Les chrétiens eux-mêmes affirment la connaissance éternelle de Dieu sans nier la liberté — mais Pagès s’autorise pour l’Islam ce qu’il refuserait d’appliquer à sa propre théologie.
5. L’accusation d’un « Dieu qui veut damner » est contredite par la Miséricorde divine
Le Coran répète 113 fois : « Au nom d’Allah, le Tout-Miséricordieux, le Très-Miséricordieux ».
Allah dit également :
« Ma miséricorde embrasse toute chose. » (7:156)

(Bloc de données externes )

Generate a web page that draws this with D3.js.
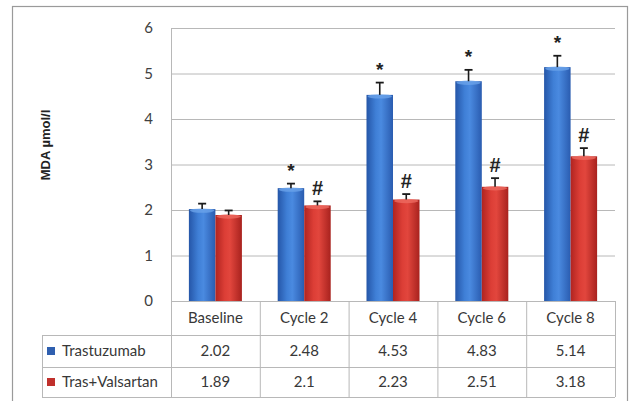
<!DOCTYPE html>
<html><head><meta charset="utf-8">
<script src="https://cdn.jsdelivr.net/npm/d3@7"></script>
<style>html,body{margin:0;padding:0;background:#fff;}svg{display:block;}</style>
</head><body>
<svg id="chart" width="633" height="401"></svg>
<script>
const categories = ["Baseline", "Cycle 2", "Cycle 4", "Cycle 6", "Cycle 8"];
const seriesNames = ["Trastuzumab", "Tras+Valsartan"];
const trastuzumab = [2.02, 2.48, 4.53, 4.83, 5.14];
const trasValsartan = [1.89, 2.1, 2.23, 2.51, 3.18];
const trastuzumabErr = [0.12, 0.1, 0.27, 0.25, 0.25];
const trasValsartanErr = [0.1, 0.09, 0.12, 0.19, 0.18];
const trastuzumabMark = ["", "*", "*", "*", "*"];
const trasValsartanMark = ["", "#", "#", "#", "#"];
const yTicks = [0, 1, 2, 3, 4, 5, 6];
const yLabel = "MDA µmol/l";

const series = [
  {name: seriesNames[0], values: trastuzumab, err: trastuzumabErr, marks: trastuzumabMark, grad: "gBlue", key: "#2f5faf"},
  {name: seriesNames[1], values: trasValsartan, err: trasValsartanErr, marks: trasValsartanMark, grad: "gRed", key: "#c0302c"}
];

const svg = d3.select("#chart");
const font = "Lato, 'Open Sans', sans-serif";

// outer frame
svg.append("rect").attr("x", 12.5).attr("y", 6.5).attr("width", 615).attr("height", 400)
  .attr("fill", "none").attr("stroke", "#9a9a9a").attr("stroke-width", 1.2);

const defs = svg.append("defs");
function grad(id, stops) {
  const g = defs.append("linearGradient").attr("id", id).attr("x1", "0").attr("x2", "1").attr("y1", "0").attr("y2", "0");
  stops.forEach(s => g.append("stop").attr("offset", s[0]).attr("stop-color", s[1]));
}
grad("gBlue", [[0, "#2556a8"], [0.35, "#3f7fd6"], [0.55, "#4a8ae0"], [1, "#2a5cb0"]]);
grad("gRed", [[0, "#b02420"], [0.35, "#dc3e36"], [0.55, "#e2463d"], [1, "#a8221e"]]);

const plotL = 171, plotR = 615, plotT = 28, plotB = 301;
const y = d3.scaleLinear().domain([0, 6]).range([plotB, plotT]);
const x0 = d3.scaleBand().domain(categories).range([plotL, plotR]).padding(0);
const x1 = d3.scaleBand().domain(seriesNames).range([0, x0.bandwidth()]).paddingInner(0).paddingOuter(0.675);

// grid + y axis
const yAxis = d3.axisLeft(y).tickValues(yTicks).tickSize(-(plotR - plotL)).tickPadding(18).tickFormat(d3.format("d"));
const ga = svg.append("g").attr("transform", `translate(${plotL},0)`).call(yAxis);
ga.select(".domain").remove();
ga.selectAll(".tick line").attr("stroke", "#b8b8b8").attr("stroke-width", 1);
ga.selectAll(".tick text").attr("fill", "#404040").style("font-family", font).style("font-size", "15px");
// left vertical line of plot
svg.append("line").attr("x1", plotL + 0.5).attr("x2", plotL + 0.5).attr("y1", plotT).attr("y2", 397)
  .attr("stroke", "#b8b8b8");

// y label
svg.append("text").attr("transform", `translate(50,145) rotate(-90)`).attr("text-anchor", "middle")
  .style("font-family", "'Liberation Sans', Arial, sans-serif").style("font-size", "13px").style("font-weight", "bold")
  .attr("fill", "#222").text(yLabel);

// bars
const groups = svg.append("g").selectAll("g").data(categories).join("g")
  .attr("transform", d => `translate(${x0(d)},0)`);

series.forEach(s => {
  const g = groups;
  g.append("rect")
    .attr("x", x1(s.name)).attr("width", x1.bandwidth())
    .attr("y", (d, i) => y(s.values[i])).attr("height", (d, i) => y(0) - y(s.values[i]))
    .attr("fill", `url(#${s.grad})`);
  g.append("ellipse")
    .attr("cx", x1(s.name) + x1.bandwidth() / 2).attr("cy", (d, i) => y(s.values[i]) + 1.5)
    .attr("rx", x1.bandwidth() / 2 - 1).attr("ry", 2.2)
    .attr("fill", s.grad === "gBlue" ? "#6aa2ea" : "#ee6a60").attr("opacity", 0.8);
  // error bars
  const cx = x1(s.name) + x1.bandwidth() / 2;
  g.append("line").attr("x1", cx).attr("x2", cx)
    .attr("y1", (d, i) => y(s.values[i])).attr("y2", (d, i) => y(s.values[i] + s.err[i]))
    .attr("stroke", "#1a1a1a").attr("stroke-width", 1.6);
  g.append("line").attr("x1", cx - 4).attr("x2", cx + 4)
    .attr("y1", (d, i) => y(s.values[i] + s.err[i])).attr("y2", (d, i) => y(s.values[i] + s.err[i]))
    .attr("stroke", "#1a1a1a").attr("stroke-width", 1.8);
  g.append("text").attr("x", cx).attr("text-anchor", "middle")
    .attr("y", (d, i) => y(s.values[i] + s.err[i]) - (s.marks[i] === "*" ? 7 : 6))
    .style("font-family", "'Liberation Sans', Arial, sans-serif")
    .style("font-size", (d, i) => s.marks[i] === "*" ? "19px" : "20px")
    .style("font-weight", "bold").attr("fill", "#222")
    .text((d, i) => s.marks[i]);
});

// data table
const rowTop = [plotB, 335, 367, 397];
const tableL = 42;
const lineColor = "#b8b8b8";
const tl = svg.append("g");
[335, 367, 397].forEach(yy => tl.append("line").attr("x1", tableL).attr("x2", plotR).attr("y1", yy + 0.5).attr("y2", yy + 0.5).attr("stroke", lineColor));
tl.append("line").attr("x1", tableL + 0.5).attr("x2", tableL + 0.5).attr("y1", 335).attr("y2", 397).attr("stroke", lineColor);
categories.forEach(c => {
  const xr = x0(c) + x0.bandwidth();
  tl.append("line").attr("x1", xr + 0.5).attr("x2", xr + 0.5).attr("y1", plotB).attr("y2", 397).attr("stroke", lineColor);
});
tl.selectAll("text.hdr").data(categories).join("text").attr("class", "hdr")
  .attr("x", d => x0(d) + x0.bandwidth() / 2).attr("y", (rowTop[0] + rowTop[1]) / 2 + 5)
  .attr("text-anchor", "middle").style("font-family", font).style("font-size", "15px").attr("fill", "#383838")
  .text(d => d);
series.forEach((s, si) => {
  const cy = (rowTop[si + 1] + rowTop[si + 2]) / 2;
  tl.append("rect").attr("x", 47).attr("y", cy - 4).attr("width", 8).attr("height", 8).attr("fill", s.key);
  tl.append("text").attr("x", 62).attr("y", cy + 5).style("font-family", font).style("font-size", "15px")
    .attr("fill", "#383838").text(s.name);
  tl.selectAll(null).data(categories).join("text")
    .attr("x", d => x0(d) + x0.bandwidth() / 2).attr("y", cy + 5).attr("text-anchor", "middle")
    .style("font-family", font).style("font-size", "15px").attr("fill", "#383838")
    .text((d, i) => String(s.values[i]));
});
</script>
</body></html>
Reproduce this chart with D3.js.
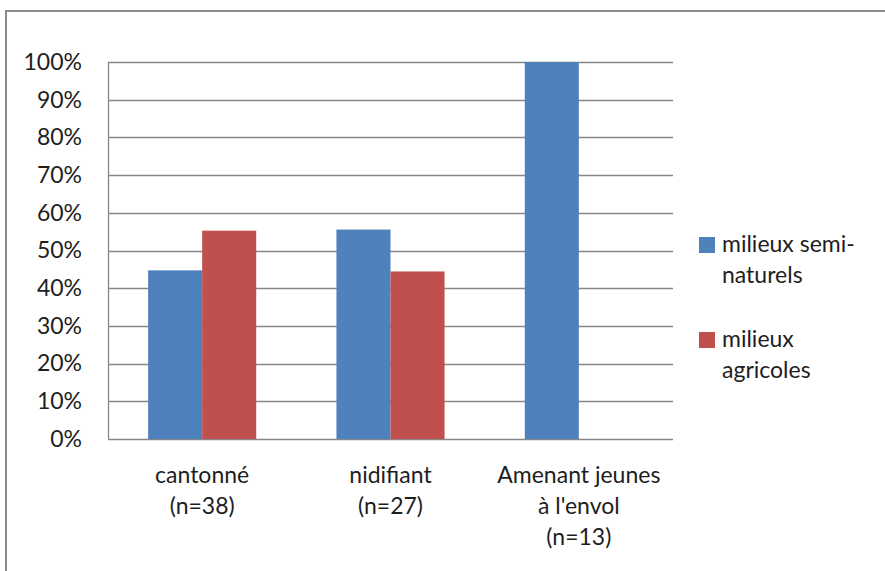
<!DOCTYPE html>
<html>
<head>
<meta charset="utf-8">
<script src="https://cdn.jsdelivr.net/npm/d3@7/dist/d3.min.js"></script>
<style>
  html, body { margin: 0; padding: 0; background: #fff; }
  svg { display: block; font-family: Lato, "Open Sans", sans-serif; }
</style>
</head>
<body>
<svg id="chart" width="885" height="571"></svg>
<script>
// Categories (multi-line labels) and the share of each habitat type
const categories = ["cantonné", "nidifiant", "Amenant jeunes"];
const categoryLabels = [
  ["cantonné", "(n=38)"],
  ["nidifiant", "(n=27)"],
  ["Amenant jeunes", "à l'envol", "(n=13)"]
];
const seriesNames = ["milieux semi-naturels", "milieux agricoles"];
const legendLabels = [["milieux semi-", "naturels"], ["milieux", "agricoles"]];
const semiNaturels = [17 / 38, 15 / 27, 13 / 13];
const agricoles = [21 / 38, 12 / 27, 0 / 13];
const yTicks = [0, 0.1, 0.2, 0.3, 0.4, 0.5, 0.6, 0.7, 0.8, 0.9, 1.0];
const colors = ["#4F81BD", "#C0504D"];

const fontSize = 23;
const textColor = "#1e1e1e";

const svg = d3.select("#chart");

// Outer chart frame
svg.append("rect")
  .attr("x", 6).attr("y", 11)
  .attr("width", 900).attr("height", 600)
  .attr("fill", "#fff")
  .attr("stroke", "#8a8a8a")
  .attr("stroke-width", 2);

const plot = { left: 108, top: 62, right: 673, bottom: 439 };

const x0 = d3.scaleBand()
  .domain(categories)
  .range([plot.left, plot.right])
  .paddingInner(0.426)
  .paddingOuter(0.213);

const x1 = d3.scaleBand()
  .domain(seriesNames)
  .range([0, x0.bandwidth()]);

const y = d3.scaleLinear().domain([0, 1]).range([plot.bottom, plot.top]);

// Horizontal gridlines
svg.append("g")
  .selectAll("line")
  .data(yTicks)
  .join("line")
  .attr("x1", plot.left).attr("x2", plot.right)
  .attr("y1", d => Math.round(y(d)) + 0.5)
  .attr("y2", d => Math.round(y(d)) + 0.5)
  .attr("stroke", "#878787")
  .attr("stroke-width", 1.3);

// Plot area left edge
svg.append("line")
  .attr("x1", plot.left + 0.5).attr("x2", plot.left + 0.5)
  .attr("y1", plot.top).attr("y2", plot.bottom)
  .attr("stroke", "#878787").attr("stroke-width", 1.3);

// Y axis labels
const yAxis = d3.axisLeft(y)
  .tickValues(yTicks)
  .tickFormat(d3.format(".0%"))
  .tickSize(0)
  .tickPadding(26);

const yg = svg.append("g")
  .attr("transform", `translate(${plot.left},0)`)
  .call(yAxis);
yg.select(".domain").remove();
yg.selectAll("text")
  .attr("font-size", fontSize)
  .attr("font-family", "Lato, 'Open Sans', sans-serif")
  .attr("fill", textColor);

// Bars
const rows = categories.map((c, i) => ({ cat: c, values: [semiNaturels[i], agricoles[i]] }));

svg.append("g")
  .selectAll("g")
  .data(rows)
  .join("g")
  .attr("transform", d => `translate(${x0(d.cat)},0)`)
  .selectAll("rect")
  .data(d => d.values.map((v, j) => ({ v, j })))
  .join("rect")
  .attr("x", d => x1(seriesNames[d.j]))
  .attr("width", x1.bandwidth())
  .attr("y", d => y(d.v))
  .attr("height", d => y(0) - y(d.v))
  .attr("fill", d => colors[d.j]);

// Category labels
const xg = svg.append("g");
categoryLabels.forEach((lines, i) => {
  const cx = x0(categories[i]) + x0.bandwidth() / 2;
  const t = xg.append("text")
    .attr("text-anchor", "middle")
    .attr("font-size", fontSize)
    .attr("fill", textColor);
  lines.forEach((ln, k) => {
    t.append("tspan").attr("x", cx).attr("y", 483 + k * 31).text(ln);
  });
});

// Legend
const legend = svg.append("g");
legendLabels.forEach((lines, i) => {
  const top = 237 + i * 95;
  legend.append("rect")
    .attr("x", 699).attr("y", top)
    .attr("width", 16).attr("height", 16)
    .attr("fill", colors[i]);
  const t = legend.append("text")
    .attr("font-size", fontSize)
    .attr("fill", textColor);
  lines.forEach((ln, k) => {
    t.append("tspan").attr("x", 722).attr("y", top + 15 + k * 31).text(ln);
  });
});
</script>
</body>
</html>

« Votre Seigneur s’est prescrit à Lui-même la miséricorde. » (6:54)
Allah se décrit comme :
- al-Rahmân : le Miséricordieux pour toute la création
- al-Rahîm : le Miséricordieux pour les croyants
- al-Ghafûr : le Très-Pardonnant
- al-Tawwâb : Celui qui accueille sans cesse le repentir
Si Dieu voulait remplir l’Enfer, Il ne se serait pas « prescrit la miséricorde à Lui-même ».
6. Conclusion : l’abbé Pagès projette une caricature sur l’Islam
Le procédé est toujours le même :
- Sortir quelques versets de leur contexte,
- Ignorer les centaines d’autres versets sur la miséricorde, la guidance et le salut,
- Méconnaître la distinction entre les différents types de volonté divine,
- Et conclure que « le Dieu de l’Islam veut damner les hommes ».
La réalité est exactement l’inverse :
- Allah guide,
- Allah appelle,
- Allah pardonne,
- Allah n’agrée pas l’injustice,
- Allah ne veut la perdition de personne,
- Et Allah n’égare que celui qui choisit librement de s’aveugler.
En fin de compte, c’est l’argument de l’abbé Pagès qui tombe : il repose non sur une étude honnête du texte, mais sur une stratégie polémique.